OBJECTIVE
Reproduce the whole listing, character for character.

MATERIAL PROVIDED
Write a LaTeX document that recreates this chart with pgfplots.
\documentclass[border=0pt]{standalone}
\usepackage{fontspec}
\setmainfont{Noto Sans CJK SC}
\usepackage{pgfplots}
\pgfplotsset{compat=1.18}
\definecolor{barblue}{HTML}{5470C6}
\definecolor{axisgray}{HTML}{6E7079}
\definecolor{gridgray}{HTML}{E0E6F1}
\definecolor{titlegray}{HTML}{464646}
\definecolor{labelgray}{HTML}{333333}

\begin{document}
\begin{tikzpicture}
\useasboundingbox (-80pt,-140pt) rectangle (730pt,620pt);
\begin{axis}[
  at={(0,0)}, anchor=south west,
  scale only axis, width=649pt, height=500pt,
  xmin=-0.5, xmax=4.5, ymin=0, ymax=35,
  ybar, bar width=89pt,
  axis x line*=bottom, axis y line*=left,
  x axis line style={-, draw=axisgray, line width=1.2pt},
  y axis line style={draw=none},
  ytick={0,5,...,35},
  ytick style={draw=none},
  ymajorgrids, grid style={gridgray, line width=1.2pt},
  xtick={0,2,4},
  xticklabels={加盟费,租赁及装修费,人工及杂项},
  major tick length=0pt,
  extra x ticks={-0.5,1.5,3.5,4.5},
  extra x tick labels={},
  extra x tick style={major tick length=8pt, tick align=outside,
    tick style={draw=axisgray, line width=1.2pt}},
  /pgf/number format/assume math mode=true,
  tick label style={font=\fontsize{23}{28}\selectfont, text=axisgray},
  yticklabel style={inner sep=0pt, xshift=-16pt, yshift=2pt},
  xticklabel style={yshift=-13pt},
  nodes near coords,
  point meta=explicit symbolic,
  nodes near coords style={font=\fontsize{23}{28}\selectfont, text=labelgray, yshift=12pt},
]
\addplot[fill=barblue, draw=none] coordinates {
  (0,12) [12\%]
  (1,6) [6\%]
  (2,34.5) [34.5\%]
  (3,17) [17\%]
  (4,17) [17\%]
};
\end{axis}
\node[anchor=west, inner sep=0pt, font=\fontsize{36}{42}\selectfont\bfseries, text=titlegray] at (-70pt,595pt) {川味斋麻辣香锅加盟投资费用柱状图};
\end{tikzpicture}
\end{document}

SOLUTION BELOW
Write a LaTeX document that recreates this chart with pgfplots.
\documentclass[border=0pt]{standalone}
\usepackage{fontspec}
\setmainfont{Noto Sans CJK SC}
\usepackage{pgfplots}
\pgfplotsset{compat=1.18}
\definecolor{barblue}{HTML}{5470C6}
\definecolor{axisgray}{HTML}{6E7079}
\definecolor{gridgray}{HTML}{E0E6F1}
\definecolor{titlegray}{HTML}{464646}
\definecolor{labelgray}{HTML}{333333}

\begin{document}
\begin{tikzpicture}
\useasboundingbox (-80pt,-140pt) rectangle (730pt,620pt);
\begin{axis}[
  at={(0,0)}, anchor=south west,
  scale only axis, width=649pt, height=500pt,
  xmin=-0.5, xmax=4.5, ymin=0, ymax=35,
  ybar, bar width=89pt,
  axis x line*=bottom, axis y line*=left,
  x axis line style={-, draw=axisgray, line width=1.2pt},
  y axis line style={draw=none},
  ytick={0,5,...,35},
  ytick style={draw=none},
  ymajorgrids, grid style={gridgray, line width=1.2pt},
  xtick={0,2,4},
  xticklabels={加盟费,租赁及装修费,人工及杂项},
  major tick length=0pt,
  extra x ticks={-0.5,1.5,3.5,4.5},
  extra x tick labels={},
  extra x tick style={major tick length=8pt, tick align=outside,
    tick style={draw=axisgray, line width=1.2pt}},
  /pgf/number format/assume math mode=true,
  tick label style={font=\fontsize{23}{28}\selectfont, text=axisgray},
  yticklabel style={inner sep=0pt, xshift=-16pt, yshift=2pt},
  xticklabel style={yshift=-13pt},
  nodes near coords,
  point meta=explicit symbolic,
  nodes near coords style={font=\fontsize{23}{28}\selectfont, text=labelgray, yshift=12pt},
]
\addplot[fill=barblue, draw=none] coordinates {
  (0,12) [12\%]
  (1,6) [6\%]
  (2,34.5) [34.5\%]
  (3,17) [17\%]
  (4,17) [17\%]
};
\end{axis}
\node[anchor=west, inner sep=0pt, font=\fontsize{36}{42}\selectfont\bfseries, text=titlegray] at (-70pt,595pt) {川味斋麻辣香锅加盟投资费用柱状图};
\end{tikzpicture}
\end{document}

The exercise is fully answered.